Directions: Please print the full listing exactly.
-- start of Supplied data --
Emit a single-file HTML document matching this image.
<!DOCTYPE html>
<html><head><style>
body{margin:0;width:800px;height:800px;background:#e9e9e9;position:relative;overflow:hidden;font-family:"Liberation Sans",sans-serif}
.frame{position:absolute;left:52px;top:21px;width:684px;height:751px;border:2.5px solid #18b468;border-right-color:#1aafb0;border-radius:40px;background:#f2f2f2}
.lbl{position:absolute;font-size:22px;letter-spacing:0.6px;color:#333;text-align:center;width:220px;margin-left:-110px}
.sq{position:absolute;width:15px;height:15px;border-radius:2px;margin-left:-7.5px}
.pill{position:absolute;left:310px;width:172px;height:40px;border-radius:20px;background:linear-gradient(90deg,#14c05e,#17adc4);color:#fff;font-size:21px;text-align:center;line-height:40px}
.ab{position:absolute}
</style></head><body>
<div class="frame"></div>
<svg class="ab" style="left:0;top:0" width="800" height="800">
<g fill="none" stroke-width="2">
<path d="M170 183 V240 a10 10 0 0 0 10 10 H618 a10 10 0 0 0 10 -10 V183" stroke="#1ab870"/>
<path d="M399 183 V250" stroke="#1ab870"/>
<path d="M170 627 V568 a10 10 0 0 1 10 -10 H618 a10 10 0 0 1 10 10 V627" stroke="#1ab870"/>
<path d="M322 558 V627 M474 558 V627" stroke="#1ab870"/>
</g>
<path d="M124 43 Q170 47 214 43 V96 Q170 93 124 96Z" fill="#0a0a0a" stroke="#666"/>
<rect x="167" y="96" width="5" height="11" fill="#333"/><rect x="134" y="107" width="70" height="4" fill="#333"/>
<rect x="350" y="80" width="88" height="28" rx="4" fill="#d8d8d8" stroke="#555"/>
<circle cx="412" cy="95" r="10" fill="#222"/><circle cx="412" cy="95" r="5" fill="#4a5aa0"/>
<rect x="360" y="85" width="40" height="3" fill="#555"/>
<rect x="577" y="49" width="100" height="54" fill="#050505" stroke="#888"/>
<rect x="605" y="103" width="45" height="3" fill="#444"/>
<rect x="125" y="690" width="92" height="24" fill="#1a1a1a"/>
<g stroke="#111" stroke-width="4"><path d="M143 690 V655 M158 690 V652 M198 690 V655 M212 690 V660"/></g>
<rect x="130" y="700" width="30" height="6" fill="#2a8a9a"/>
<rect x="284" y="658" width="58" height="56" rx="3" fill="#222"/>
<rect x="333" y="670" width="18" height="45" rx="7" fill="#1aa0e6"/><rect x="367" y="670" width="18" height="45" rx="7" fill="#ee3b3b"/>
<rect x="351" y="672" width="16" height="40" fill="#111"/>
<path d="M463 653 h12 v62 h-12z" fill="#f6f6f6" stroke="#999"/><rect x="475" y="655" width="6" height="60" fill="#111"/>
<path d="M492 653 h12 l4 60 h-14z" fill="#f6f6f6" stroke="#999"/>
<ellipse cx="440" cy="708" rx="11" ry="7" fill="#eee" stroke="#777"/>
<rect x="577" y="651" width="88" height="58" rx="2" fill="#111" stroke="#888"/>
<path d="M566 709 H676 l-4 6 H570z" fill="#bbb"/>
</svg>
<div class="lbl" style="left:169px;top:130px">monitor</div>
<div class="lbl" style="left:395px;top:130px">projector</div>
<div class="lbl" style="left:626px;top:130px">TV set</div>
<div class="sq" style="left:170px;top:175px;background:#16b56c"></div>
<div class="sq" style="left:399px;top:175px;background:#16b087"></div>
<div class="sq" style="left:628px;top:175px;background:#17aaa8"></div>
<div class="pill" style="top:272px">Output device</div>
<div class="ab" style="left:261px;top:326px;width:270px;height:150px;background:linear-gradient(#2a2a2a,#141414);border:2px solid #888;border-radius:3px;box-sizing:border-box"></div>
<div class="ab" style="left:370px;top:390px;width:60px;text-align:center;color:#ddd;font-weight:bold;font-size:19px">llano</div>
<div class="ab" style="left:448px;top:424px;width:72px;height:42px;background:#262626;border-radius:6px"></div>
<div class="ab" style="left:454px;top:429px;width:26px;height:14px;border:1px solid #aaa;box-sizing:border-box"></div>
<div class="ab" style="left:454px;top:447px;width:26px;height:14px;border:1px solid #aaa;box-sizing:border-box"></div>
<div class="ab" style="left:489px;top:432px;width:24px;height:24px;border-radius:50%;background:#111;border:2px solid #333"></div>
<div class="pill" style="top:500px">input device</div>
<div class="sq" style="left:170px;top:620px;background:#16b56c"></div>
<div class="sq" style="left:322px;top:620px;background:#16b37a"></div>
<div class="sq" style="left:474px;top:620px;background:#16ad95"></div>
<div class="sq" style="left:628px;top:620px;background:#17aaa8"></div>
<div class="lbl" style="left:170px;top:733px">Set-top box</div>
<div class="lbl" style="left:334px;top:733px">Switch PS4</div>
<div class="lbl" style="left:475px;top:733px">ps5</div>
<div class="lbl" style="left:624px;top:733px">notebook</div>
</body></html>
-- end of Supplied data --
Response to this task:
Emit a single-file HTML document matching this image.
<!DOCTYPE html>
<html><head><style>
body{margin:0;width:800px;height:800px;background:#e9e9e9;position:relative;overflow:hidden;font-family:"Liberation Sans",sans-serif}
.frame{position:absolute;left:52px;top:21px;width:684px;height:751px;border:2.5px solid #18b468;border-right-color:#1aafb0;border-radius:40px;background:#f2f2f2}
.lbl{position:absolute;font-size:22px;letter-spacing:0.6px;color:#333;text-align:center;width:220px;margin-left:-110px}
.sq{position:absolute;width:15px;height:15px;border-radius:2px;margin-left:-7.5px}
.pill{position:absolute;left:310px;width:172px;height:40px;border-radius:20px;background:linear-gradient(90deg,#14c05e,#17adc4);color:#fff;font-size:21px;text-align:center;line-height:40px}
.ab{position:absolute}
</style></head><body>
<div class="frame"></div>
<svg class="ab" style="left:0;top:0" width="800" height="800">
<g fill="none" stroke-width="2">
<path d="M170 183 V240 a10 10 0 0 0 10 10 H618 a10 10 0 0 0 10 -10 V183" stroke="#1ab870"/>
<path d="M399 183 V250" stroke="#1ab870"/>
<path d="M170 627 V568 a10 10 0 0 1 10 -10 H618 a10 10 0 0 1 10 10 V627" stroke="#1ab870"/>
<path d="M322 558 V627 M474 558 V627" stroke="#1ab870"/>
</g>
<path d="M124 43 Q170 47 214 43 V96 Q170 93 124 96Z" fill="#0a0a0a" stroke="#666"/>
<rect x="167" y="96" width="5" height="11" fill="#333"/><rect x="134" y="107" width="70" height="4" fill="#333"/>
<rect x="350" y="80" width="88" height="28" rx="4" fill="#d8d8d8" stroke="#555"/>
<circle cx="412" cy="95" r="10" fill="#222"/><circle cx="412" cy="95" r="5" fill="#4a5aa0"/>
<rect x="360" y="85" width="40" height="3" fill="#555"/>
<rect x="577" y="49" width="100" height="54" fill="#050505" stroke="#888"/>
<rect x="605" y="103" width="45" height="3" fill="#444"/>
<rect x="125" y="690" width="92" height="24" fill="#1a1a1a"/>
<g stroke="#111" stroke-width="4"><path d="M143 690 V655 M158 690 V652 M198 690 V655 M212 690 V660"/></g>
<rect x="130" y="700" width="30" height="6" fill="#2a8a9a"/>
<rect x="284" y="658" width="58" height="56" rx="3" fill="#222"/>
<rect x="333" y="670" width="18" height="45" rx="7" fill="#1aa0e6"/><rect x="367" y="670" width="18" height="45" rx="7" fill="#ee3b3b"/>
<rect x="351" y="672" width="16" height="40" fill="#111"/>
<path d="M463 653 h12 v62 h-12z" fill="#f6f6f6" stroke="#999"/><rect x="475" y="655" width="6" height="60" fill="#111"/>
<path d="M492 653 h12 l4 60 h-14z" fill="#f6f6f6" stroke="#999"/>
<ellipse cx="440" cy="708" rx="11" ry="7" fill="#eee" stroke="#777"/>
<rect x="577" y="651" width="88" height="58" rx="2" fill="#111" stroke="#888"/>
<path d="M566 709 H676 l-4 6 H570z" fill="#bbb"/>
</svg>
<div class="lbl" style="left:169px;top:130px">monitor</div>
<div class="lbl" style="left:395px;top:130px">projector</div>
<div class="lbl" style="left:626px;top:130px">TV set</div>
<div class="sq" style="left:170px;top:175px;background:#16b56c"></div>
<div class="sq" style="left:399px;top:175px;background:#16b087"></div>
<div class="sq" style="left:628px;top:175px;background:#17aaa8"></div>
<div class="pill" style="top:272px">Output device</div>
<div class="ab" style="left:261px;top:326px;width:270px;height:150px;background:linear-gradient(#2a2a2a,#141414);border:2px solid #888;border-radius:3px;box-sizing:border-box"></div>
<div class="ab" style="left:370px;top:390px;width:60px;text-align:center;color:#ddd;font-weight:bold;font-size:19px">llano</div>
<div class="ab" style="left:448px;top:424px;width:72px;height:42px;background:#262626;border-radius:6px"></div>
<div class="ab" style="left:454px;top:429px;width:26px;height:14px;border:1px solid #aaa;box-sizing:border-box"></div>
<div class="ab" style="left:454px;top:447px;width:26px;height:14px;border:1px solid #aaa;box-sizing:border-box"></div>
<div class="ab" style="left:489px;top:432px;width:24px;height:24px;border-radius:50%;background:#111;border:2px solid #333"></div>
<div class="pill" style="top:500px">input device</div>
<div class="sq" style="left:170px;top:620px;background:#16b56c"></div>
<div class="sq" style="left:322px;top:620px;background:#16b37a"></div>
<div class="sq" style="left:474px;top:620px;background:#16ad95"></div>
<div class="sq" style="left:628px;top:620px;background:#17aaa8"></div>
<div class="lbl" style="left:170px;top:733px">Set-top box</div>
<div class="lbl" style="left:334px;top:733px">Switch PS4</div>
<div class="lbl" style="left:475px;top:733px">ps5</div>
<div class="lbl" style="left:624px;top:733px">notebook</div>
</body></html>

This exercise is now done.